OBJECTIVE |
Copy every line in which the string "standalone" occurs.

Entries with chart source code:
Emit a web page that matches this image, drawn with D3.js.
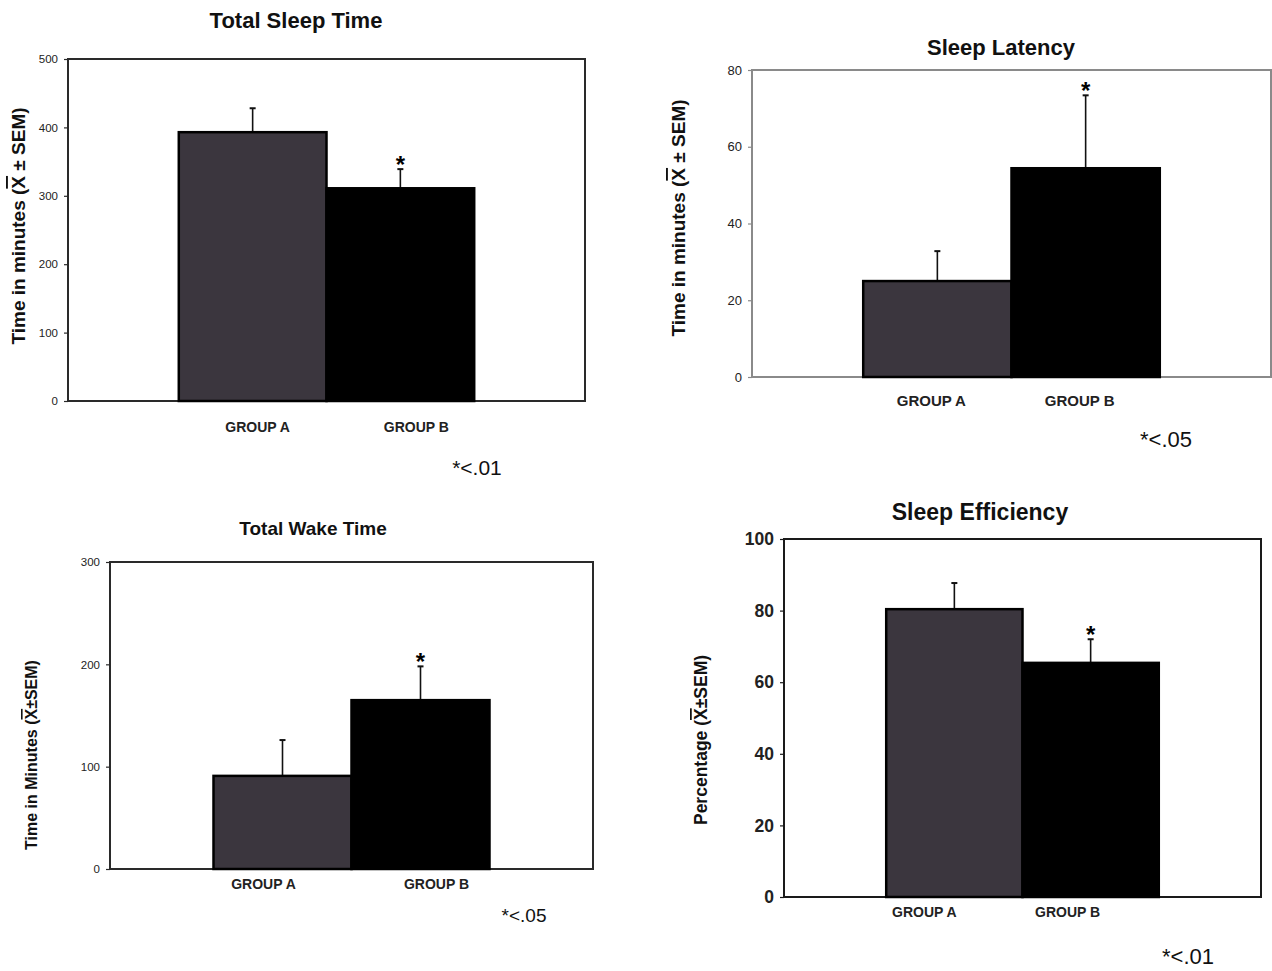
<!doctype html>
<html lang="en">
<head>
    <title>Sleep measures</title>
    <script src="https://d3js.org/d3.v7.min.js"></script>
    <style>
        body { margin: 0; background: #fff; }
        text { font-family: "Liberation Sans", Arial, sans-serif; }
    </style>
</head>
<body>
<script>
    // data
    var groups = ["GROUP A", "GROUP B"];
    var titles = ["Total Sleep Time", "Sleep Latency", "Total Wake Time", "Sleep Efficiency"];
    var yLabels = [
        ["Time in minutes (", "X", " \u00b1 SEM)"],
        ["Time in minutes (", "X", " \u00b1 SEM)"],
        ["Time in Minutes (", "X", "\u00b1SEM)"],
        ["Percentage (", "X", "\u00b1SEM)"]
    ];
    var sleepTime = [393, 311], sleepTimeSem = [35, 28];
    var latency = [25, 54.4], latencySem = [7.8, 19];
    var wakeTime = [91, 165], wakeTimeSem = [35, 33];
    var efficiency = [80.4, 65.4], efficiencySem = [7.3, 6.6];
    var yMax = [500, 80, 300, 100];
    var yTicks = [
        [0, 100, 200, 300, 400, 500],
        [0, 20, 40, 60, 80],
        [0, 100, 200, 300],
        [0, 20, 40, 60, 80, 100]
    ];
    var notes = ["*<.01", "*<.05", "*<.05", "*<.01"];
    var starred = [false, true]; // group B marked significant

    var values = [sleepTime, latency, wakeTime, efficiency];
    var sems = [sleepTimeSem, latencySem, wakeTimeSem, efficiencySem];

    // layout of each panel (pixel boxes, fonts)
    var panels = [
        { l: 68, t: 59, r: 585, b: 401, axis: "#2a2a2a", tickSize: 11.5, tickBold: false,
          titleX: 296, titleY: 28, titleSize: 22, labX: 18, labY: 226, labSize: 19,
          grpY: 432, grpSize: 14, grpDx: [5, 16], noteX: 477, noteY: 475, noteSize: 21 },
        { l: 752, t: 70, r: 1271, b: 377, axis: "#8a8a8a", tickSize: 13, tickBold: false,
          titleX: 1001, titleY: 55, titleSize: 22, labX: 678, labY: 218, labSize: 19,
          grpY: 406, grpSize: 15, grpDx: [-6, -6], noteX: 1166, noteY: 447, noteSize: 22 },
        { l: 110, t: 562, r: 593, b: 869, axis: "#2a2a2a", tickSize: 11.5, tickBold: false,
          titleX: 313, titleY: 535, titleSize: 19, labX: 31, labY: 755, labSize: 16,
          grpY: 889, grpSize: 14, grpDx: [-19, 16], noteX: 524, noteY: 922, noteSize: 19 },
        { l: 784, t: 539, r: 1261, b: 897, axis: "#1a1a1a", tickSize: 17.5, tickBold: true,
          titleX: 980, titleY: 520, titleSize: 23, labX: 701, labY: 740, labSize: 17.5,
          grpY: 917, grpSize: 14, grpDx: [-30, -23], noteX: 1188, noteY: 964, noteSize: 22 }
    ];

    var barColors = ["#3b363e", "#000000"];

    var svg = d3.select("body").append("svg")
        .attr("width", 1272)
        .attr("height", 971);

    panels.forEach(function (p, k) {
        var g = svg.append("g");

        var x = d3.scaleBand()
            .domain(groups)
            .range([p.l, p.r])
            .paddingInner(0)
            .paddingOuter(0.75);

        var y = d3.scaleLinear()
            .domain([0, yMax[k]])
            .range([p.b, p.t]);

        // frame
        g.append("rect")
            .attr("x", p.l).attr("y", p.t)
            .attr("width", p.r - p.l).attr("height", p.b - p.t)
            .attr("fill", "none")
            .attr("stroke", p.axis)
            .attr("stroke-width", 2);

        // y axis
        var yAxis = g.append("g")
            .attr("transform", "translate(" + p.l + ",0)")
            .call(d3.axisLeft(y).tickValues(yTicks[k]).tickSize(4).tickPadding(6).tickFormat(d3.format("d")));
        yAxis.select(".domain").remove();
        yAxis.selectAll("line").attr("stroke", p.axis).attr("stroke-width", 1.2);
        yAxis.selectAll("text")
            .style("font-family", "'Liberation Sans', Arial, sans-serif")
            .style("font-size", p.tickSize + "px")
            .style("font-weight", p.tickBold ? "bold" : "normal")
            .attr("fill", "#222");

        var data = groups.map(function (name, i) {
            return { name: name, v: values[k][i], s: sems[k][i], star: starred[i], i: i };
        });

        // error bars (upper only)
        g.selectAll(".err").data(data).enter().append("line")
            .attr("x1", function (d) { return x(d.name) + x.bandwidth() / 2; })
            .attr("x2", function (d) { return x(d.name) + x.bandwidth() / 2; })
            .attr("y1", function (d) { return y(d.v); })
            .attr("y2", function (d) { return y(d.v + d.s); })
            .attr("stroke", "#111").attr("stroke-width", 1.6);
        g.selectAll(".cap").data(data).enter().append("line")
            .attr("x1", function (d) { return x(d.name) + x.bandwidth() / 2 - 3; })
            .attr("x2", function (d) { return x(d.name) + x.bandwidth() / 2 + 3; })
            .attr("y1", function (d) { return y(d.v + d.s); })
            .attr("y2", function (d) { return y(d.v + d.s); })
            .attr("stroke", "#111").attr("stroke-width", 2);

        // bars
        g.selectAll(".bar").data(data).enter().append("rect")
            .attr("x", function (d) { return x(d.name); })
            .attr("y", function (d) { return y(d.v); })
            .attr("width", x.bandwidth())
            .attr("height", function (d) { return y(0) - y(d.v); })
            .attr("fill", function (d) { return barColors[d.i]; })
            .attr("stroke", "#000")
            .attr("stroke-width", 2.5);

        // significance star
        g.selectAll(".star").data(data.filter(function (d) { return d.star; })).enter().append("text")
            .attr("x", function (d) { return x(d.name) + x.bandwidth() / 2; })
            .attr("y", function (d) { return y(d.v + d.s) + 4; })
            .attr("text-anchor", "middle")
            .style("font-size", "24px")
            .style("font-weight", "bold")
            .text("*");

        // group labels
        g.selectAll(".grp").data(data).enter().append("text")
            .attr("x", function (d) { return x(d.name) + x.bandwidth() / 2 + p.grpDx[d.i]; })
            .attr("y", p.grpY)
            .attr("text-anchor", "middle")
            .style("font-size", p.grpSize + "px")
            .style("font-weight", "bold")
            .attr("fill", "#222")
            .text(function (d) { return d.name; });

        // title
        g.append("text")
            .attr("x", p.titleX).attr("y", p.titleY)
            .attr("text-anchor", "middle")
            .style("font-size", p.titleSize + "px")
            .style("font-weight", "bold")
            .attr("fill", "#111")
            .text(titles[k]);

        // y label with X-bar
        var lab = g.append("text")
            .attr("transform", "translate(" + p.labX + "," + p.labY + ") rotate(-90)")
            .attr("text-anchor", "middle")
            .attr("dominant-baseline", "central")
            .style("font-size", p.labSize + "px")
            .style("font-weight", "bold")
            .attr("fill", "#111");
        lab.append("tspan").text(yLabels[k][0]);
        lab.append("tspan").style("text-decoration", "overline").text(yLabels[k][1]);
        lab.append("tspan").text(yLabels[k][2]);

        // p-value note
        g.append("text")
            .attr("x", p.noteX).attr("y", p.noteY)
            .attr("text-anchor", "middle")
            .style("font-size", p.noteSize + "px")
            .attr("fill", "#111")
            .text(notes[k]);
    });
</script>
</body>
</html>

---

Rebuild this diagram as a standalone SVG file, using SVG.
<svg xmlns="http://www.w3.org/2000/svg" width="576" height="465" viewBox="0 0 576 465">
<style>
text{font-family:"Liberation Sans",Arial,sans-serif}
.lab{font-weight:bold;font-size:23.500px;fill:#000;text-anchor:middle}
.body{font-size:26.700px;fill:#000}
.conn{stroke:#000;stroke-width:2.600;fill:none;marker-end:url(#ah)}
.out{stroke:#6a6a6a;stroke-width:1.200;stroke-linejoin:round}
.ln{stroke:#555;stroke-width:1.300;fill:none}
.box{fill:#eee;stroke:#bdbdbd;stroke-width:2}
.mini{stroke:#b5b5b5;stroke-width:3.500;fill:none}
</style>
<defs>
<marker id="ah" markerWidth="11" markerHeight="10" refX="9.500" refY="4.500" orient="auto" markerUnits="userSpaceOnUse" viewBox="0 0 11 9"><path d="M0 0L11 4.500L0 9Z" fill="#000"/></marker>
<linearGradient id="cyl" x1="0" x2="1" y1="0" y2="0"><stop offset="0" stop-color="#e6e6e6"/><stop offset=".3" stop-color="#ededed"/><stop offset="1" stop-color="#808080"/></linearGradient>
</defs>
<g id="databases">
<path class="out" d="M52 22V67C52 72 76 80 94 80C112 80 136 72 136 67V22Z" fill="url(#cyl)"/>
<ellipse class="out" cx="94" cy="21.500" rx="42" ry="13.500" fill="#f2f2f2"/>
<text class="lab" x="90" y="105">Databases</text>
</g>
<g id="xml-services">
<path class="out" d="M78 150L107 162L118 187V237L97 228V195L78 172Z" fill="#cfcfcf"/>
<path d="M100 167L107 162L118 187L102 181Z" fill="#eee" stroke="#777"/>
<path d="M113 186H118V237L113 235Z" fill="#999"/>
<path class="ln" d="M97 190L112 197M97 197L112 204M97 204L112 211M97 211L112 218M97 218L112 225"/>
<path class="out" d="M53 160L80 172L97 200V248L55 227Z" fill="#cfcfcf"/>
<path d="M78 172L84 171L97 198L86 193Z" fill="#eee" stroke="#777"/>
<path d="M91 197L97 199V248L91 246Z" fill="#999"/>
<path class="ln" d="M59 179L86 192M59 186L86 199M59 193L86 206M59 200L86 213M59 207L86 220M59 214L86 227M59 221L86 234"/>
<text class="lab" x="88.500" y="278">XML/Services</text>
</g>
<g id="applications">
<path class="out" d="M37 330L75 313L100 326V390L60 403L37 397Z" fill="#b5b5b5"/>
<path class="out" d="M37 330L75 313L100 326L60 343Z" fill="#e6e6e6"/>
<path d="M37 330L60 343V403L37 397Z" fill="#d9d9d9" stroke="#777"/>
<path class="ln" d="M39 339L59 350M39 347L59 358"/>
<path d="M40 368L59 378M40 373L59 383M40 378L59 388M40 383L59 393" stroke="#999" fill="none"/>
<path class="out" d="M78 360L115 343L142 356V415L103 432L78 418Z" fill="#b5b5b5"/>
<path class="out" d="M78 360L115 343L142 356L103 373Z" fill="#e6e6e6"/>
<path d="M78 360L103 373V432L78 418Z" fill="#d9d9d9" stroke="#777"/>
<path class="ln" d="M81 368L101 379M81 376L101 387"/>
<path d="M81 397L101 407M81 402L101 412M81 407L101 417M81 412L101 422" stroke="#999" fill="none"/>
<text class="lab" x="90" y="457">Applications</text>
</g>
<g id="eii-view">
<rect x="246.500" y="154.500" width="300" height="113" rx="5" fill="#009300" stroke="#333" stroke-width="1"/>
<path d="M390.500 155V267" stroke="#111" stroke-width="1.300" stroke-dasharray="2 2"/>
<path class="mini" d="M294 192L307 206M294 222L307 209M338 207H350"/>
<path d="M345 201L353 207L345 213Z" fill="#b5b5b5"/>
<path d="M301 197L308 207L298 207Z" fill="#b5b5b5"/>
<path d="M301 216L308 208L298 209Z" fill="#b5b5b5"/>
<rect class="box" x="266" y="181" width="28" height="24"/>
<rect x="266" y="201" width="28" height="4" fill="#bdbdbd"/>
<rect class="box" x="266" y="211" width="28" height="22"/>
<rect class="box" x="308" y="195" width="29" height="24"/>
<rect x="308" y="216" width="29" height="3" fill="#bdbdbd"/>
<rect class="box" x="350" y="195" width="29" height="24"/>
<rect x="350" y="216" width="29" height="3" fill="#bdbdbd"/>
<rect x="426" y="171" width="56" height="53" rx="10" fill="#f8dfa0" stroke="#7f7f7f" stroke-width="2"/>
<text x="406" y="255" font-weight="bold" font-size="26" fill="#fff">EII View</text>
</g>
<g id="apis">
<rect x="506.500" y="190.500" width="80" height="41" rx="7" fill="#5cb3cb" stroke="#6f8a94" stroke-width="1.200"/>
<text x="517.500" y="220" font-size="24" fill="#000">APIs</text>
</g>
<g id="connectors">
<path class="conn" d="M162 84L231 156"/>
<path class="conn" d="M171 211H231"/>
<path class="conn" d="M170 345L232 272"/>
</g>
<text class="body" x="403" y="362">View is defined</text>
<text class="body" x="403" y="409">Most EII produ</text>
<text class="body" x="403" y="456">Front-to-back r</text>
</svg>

--

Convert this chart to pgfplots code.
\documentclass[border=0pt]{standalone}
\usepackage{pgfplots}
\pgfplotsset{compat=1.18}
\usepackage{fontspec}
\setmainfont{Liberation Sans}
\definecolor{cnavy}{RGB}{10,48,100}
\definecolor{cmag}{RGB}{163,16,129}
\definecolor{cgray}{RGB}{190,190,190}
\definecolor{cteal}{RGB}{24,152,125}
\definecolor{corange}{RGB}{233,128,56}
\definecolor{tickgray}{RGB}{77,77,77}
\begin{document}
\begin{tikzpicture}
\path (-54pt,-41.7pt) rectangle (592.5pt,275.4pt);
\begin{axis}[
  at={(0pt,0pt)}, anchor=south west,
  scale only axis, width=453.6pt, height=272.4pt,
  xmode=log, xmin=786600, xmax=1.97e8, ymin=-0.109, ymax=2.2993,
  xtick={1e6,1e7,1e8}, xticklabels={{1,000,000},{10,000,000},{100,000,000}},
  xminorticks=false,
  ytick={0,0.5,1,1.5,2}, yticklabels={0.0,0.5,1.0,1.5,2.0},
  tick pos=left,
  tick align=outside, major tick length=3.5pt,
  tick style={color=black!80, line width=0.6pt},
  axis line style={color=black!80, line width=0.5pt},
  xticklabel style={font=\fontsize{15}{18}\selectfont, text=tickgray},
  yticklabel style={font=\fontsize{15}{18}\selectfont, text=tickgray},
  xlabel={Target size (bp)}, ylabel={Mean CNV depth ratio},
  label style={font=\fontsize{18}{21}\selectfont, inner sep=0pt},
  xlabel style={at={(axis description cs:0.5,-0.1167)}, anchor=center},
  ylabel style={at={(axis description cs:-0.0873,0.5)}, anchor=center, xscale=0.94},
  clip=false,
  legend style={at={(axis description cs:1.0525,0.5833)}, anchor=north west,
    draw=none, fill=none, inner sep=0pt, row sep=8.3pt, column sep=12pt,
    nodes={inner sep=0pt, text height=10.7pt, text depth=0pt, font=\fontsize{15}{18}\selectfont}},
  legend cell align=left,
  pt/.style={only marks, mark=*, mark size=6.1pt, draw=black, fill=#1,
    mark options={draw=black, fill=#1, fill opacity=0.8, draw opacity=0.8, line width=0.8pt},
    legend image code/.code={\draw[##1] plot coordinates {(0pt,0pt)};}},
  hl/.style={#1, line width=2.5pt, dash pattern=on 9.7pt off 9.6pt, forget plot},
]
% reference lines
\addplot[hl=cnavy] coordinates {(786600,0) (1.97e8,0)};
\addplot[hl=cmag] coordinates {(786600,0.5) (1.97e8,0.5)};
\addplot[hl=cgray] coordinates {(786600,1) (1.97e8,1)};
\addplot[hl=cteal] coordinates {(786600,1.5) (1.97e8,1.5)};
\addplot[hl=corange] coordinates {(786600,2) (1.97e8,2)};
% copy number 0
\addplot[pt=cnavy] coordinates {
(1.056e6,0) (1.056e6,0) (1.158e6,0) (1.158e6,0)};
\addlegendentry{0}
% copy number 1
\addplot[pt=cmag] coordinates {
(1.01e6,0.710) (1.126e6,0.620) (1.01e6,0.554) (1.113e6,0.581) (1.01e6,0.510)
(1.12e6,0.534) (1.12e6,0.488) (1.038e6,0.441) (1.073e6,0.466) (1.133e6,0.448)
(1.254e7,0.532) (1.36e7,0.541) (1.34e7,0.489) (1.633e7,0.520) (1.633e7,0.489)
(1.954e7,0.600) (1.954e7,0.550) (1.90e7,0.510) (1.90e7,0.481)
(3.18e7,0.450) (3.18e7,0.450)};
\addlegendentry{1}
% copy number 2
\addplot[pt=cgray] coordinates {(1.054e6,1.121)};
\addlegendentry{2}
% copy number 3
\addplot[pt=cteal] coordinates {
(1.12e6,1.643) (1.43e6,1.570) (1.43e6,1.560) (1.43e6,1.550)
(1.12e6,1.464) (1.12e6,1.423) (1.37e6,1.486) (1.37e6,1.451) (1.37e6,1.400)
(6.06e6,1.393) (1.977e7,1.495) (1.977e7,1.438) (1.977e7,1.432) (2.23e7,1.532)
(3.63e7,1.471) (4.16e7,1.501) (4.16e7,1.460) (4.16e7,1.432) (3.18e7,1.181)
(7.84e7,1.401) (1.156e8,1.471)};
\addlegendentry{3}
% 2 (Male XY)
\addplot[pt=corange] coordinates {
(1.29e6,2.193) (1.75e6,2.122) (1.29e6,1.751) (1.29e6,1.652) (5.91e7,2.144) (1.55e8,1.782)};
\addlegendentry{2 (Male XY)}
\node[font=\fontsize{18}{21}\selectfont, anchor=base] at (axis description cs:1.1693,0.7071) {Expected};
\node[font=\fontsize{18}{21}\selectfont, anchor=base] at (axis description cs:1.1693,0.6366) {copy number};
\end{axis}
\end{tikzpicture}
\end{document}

EXPECTED ANSWER |
Rebuild this diagram as a standalone SVG file, using SVG.
\documentclass[border=0pt]{standalone}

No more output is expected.